Around The World In 7 Futuristic Farms
Creative Solutions For The Hungry World of Tomorrow
BY LUKE FATER, GASTRO OBSCURA FELLOW
The United Nations estimates that Earth’s human population will jump from today’s 7.6 billion to 9.8 billion by 2050. That’s 2 billion more mouths to feed, on the same planet that has lost a third of its arable land in the last 40 years. In other words, we’re going to need a lot more food produced in a much different way if our whole human experiment is to have a future. Nothing seems to inspire creativity like the looming threat of starvation.
Enter the farms of tomorrow. With smaller footprints and more efficient use of light, air, and soil, these concepts can also operate far closer to exploding urban centers (68 percent of us are forecasted to live in cities by the same 2050 mark, up from today’s 55 percent) than traditional farms, drastically reducing transportation emissions. To mitigate the perilous effects of climate change, we must reverse thousands of years of human evolution by farming like we’ve never farmed before.
This means converting forgotten spaces such as World War II bomb shelters or subterranean caves into food-productive spaces. This means employing cutting-edge technology by building greenhouses out of giant bubbles, or indoor vertical farms grown under artificial lights. This means a floating home where cows and robots produce fresh yogurt.

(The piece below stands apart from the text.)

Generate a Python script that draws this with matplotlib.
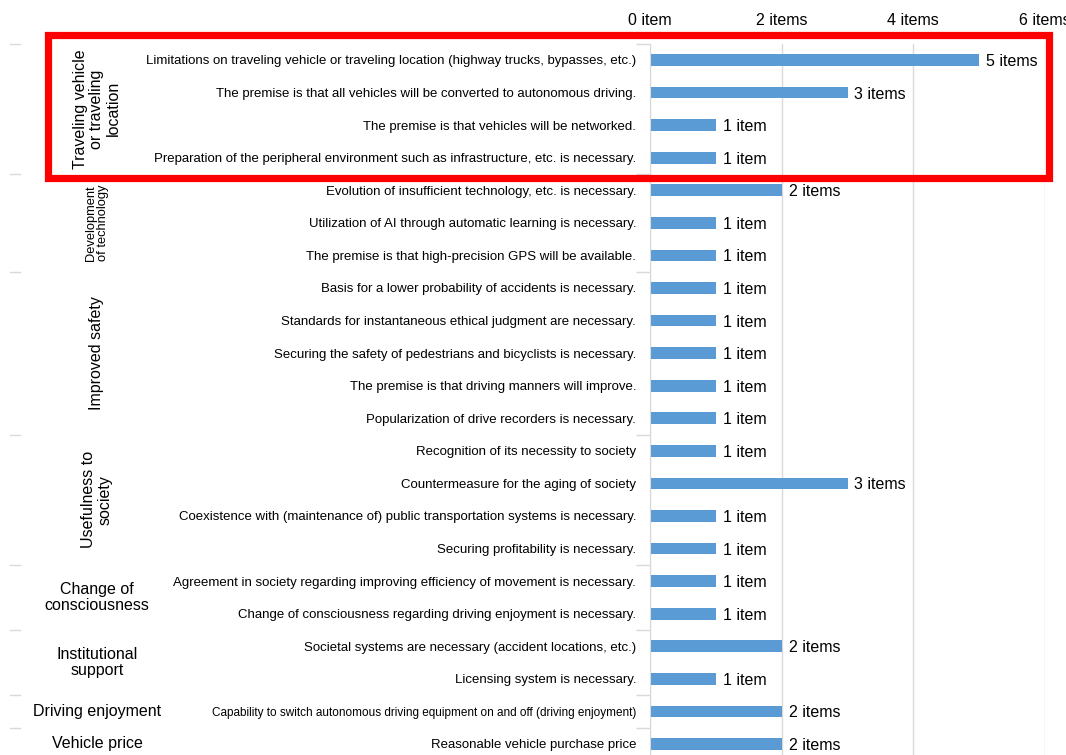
import matplotlib.pyplot as plt
from matplotlib.patches import Rectangle
from matplotlib.transforms import blended_transform_factory

plt.rcParams['font.family'] = ['Liberation Sans', 'DejaVu Sans']

# items, top to bottom
items = [
    "Limitations on traveling vehicle or traveling location (highway trucks, bypasses, etc.)",
    "The premise is that all vehicles will be converted to autonomous driving.",
    "The premise is that vehicles will be networked.",
    "Preparation of the peripheral environment such as infrastructure, etc. is necessary.",
    "Evolution of insufficient technology, etc. is necessary.",
    "Utilization of AI through automatic learning is necessary.",
    "The premise is that high-precision GPS will be available.",
    "Basis for a lower probability of accidents is necessary.",
    "Standards for instantaneous ethical judgment are necessary.",
    "Securing the safety of pedestrians and bicyclists is necessary.",
    "The premise is that driving manners will improve.",
    "Popularization of drive recorders is necessary.",
    "Recognition of its necessity to society",
    "Countermeasure for the aging of society",
    "Coexistence with (maintenance of) public transportation systems is necessary.",
    "Securing profitability is necessary.",
    "Agreement in society regarding improving efficiency of movement is necessary.",
    "Change of consciousness regarding driving enjoyment is necessary.",
    "Societal systems are necessary (accident locations, etc.)",
    "Licensing system is necessary.",
    "Capability to switch autonomous driving equipment on and off (driving enjoyment)",
    "Reasonable vehicle purchase price",
]
counts = [5, 3, 1, 1, 2, 1, 1, 1, 1, 1, 1, 1, 1, 3, 1, 1, 1, 1, 2, 1, 2, 2]

# groups: label, number of items
groups = [
    ("Traveling vehicle\nor traveling\nlocation", 4),
    ("Development\nof technology", 3),
    ("Improved safety", 5),
    ("Usefulness to\nsociety", 4),
    ("Change of\nconsciousness", 2),
    ("Institutional\nsupport", 2),
    ("Driving enjoyment", 1),
    ("Vehicle price", 1),
]
xticks = [0, 2, 4, 6]
xtick_labels = ["0 item", "2 items", "4 items", "6 items"]

W, H = 1066, 755
fig = plt.figure(figsize=(W / 100, H / 100), dpi=100)
top_px = 43.7
ax = fig.add_axes([650 / W, 0, (1045 - 650) / W, 1 - top_px / H])

gray = "#d9d9d9"
ypos = list(range(len(items)))
ax.barh(ypos, counts, height=0.36, color="#5B9BD5", zorder=2)

for y, c in zip(ypos, counts):
    lab = f"{c} item" if c == 1 else f"{c} items"
    ax.annotate(lab, (c, y), xytext=(7, -1.5), textcoords="offset pixels",
                ha="left", va="center", fontsize=11.5, color="#000000",
                bbox=dict(facecolor="white", edgecolor="none", pad=1), zorder=3)

row_px = 32.57
ax.set_xlim(0, 6)
ax.set_ylim(-0.5 + (H - top_px) / row_px, -0.5)

ax.xaxis.tick_top()
ax.set_xticks(xticks)
ax.set_xticklabels(xtick_labels, fontsize=11.5)
ax.tick_params(axis="x", length=0, pad=11.5)
ax.grid(axis="x", color=gray, linewidth=1)
ax.set_axisbelow(True)

ax.set_yticks(ypos)
ax.set_yticklabels(items, fontsize=9.5)
ax.get_yticklabels()[20].set_fontsize(8.5)
ax.tick_params(axis="y", length=0, pad=10)

for s in ["top", "right", "bottom"]:
    ax.spines[s].set_visible(False)
ax.spines["left"].set_color(gray)

# group boundaries
bounds = [-0.5]
for _, n in groups:
    bounds.append(bounds[-1] + n)
ax.set_yticks(bounds[:-1], minor=True)
ax.tick_params(axis="y", which="minor", length=10, color=gray, width=1)

tr = blended_transform_factory(fig.transFigure, ax.transData)
for b in bounds[:-1]:
    ax.plot([10 / W, 20 / W], [b, b], color=gray, lw=1, transform=tr, clip_on=False)

start = -0.5
for name, n in groups:
    yc = start + n / 2
    start += n
    if n >= 3:
        dev = name.startswith("Development")
        ax.text(97 / W, yc, name, transform=tr, rotation=90, ha="center",
                va="center", fontsize=9.3 if dev else 11.5,
                linespacing=1.0 if dev else 1.12, multialignment="center")
    else:
        ax.text(97 / W, yc, name, transform=tr, ha="center", va="center",
                fontsize=11.5, linespacing=1.05, multialignment="center")

# red highlight box
fig.patches.append(Rectangle((47.5 / W, 1 - 177.5 / H), (1049 - 47.5) / W, (177.5 - 34.5) / H,
                             transform=fig.transFigure, fill=False, edgecolor="#ff0000",
                             linewidth=5.2, zorder=10))

fig.savefig("out.png", dpi=100)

Whatever it means, the existence of these unexpected, innovative farms gives us a taste of the future. They give us a taste of hope.
1. LONDON, ENGLAND
Growing Underground
A former World War II bomb shelter is living its second life as the world's first underground farm.
2. BANGKOK, THAILAND
Haoma
Rather than farm-to-table, this upscale Bangkok restaurant puts the table in the farm: Aquaponic and vertical farms within the restaurant itself supply the produce for much of the neo-Indian menu.
3. ROTTERDAM, NETHERLANDS
Floating Farm
This floating farm in the port of Rotterdam is the first of its kind, with 35 cows producing hundreds of liters of milk every day to be distributed throughout the city.
4. NEW YORK, NEW YORK
Farm.One
Despite being a farm beneath the streets of New York City, this is one place you won't get your hands dirty: The hydroponic farm uses no soil or pesticides.
5. BOURRÉ, FRANCE
La Cave des Roches (Mushroom Caves)
Just outside the French city of Tours, a vast, forgotten network of limestone mines is now a spelunking mycophile's dream come true.
6 CORNWALL, ENGLAND
The Eden Project
At the site of a former clay mine, the world's largest greenhouse was erected, hosting a tropical and Mediterranean biome where plants native to each climate thrive.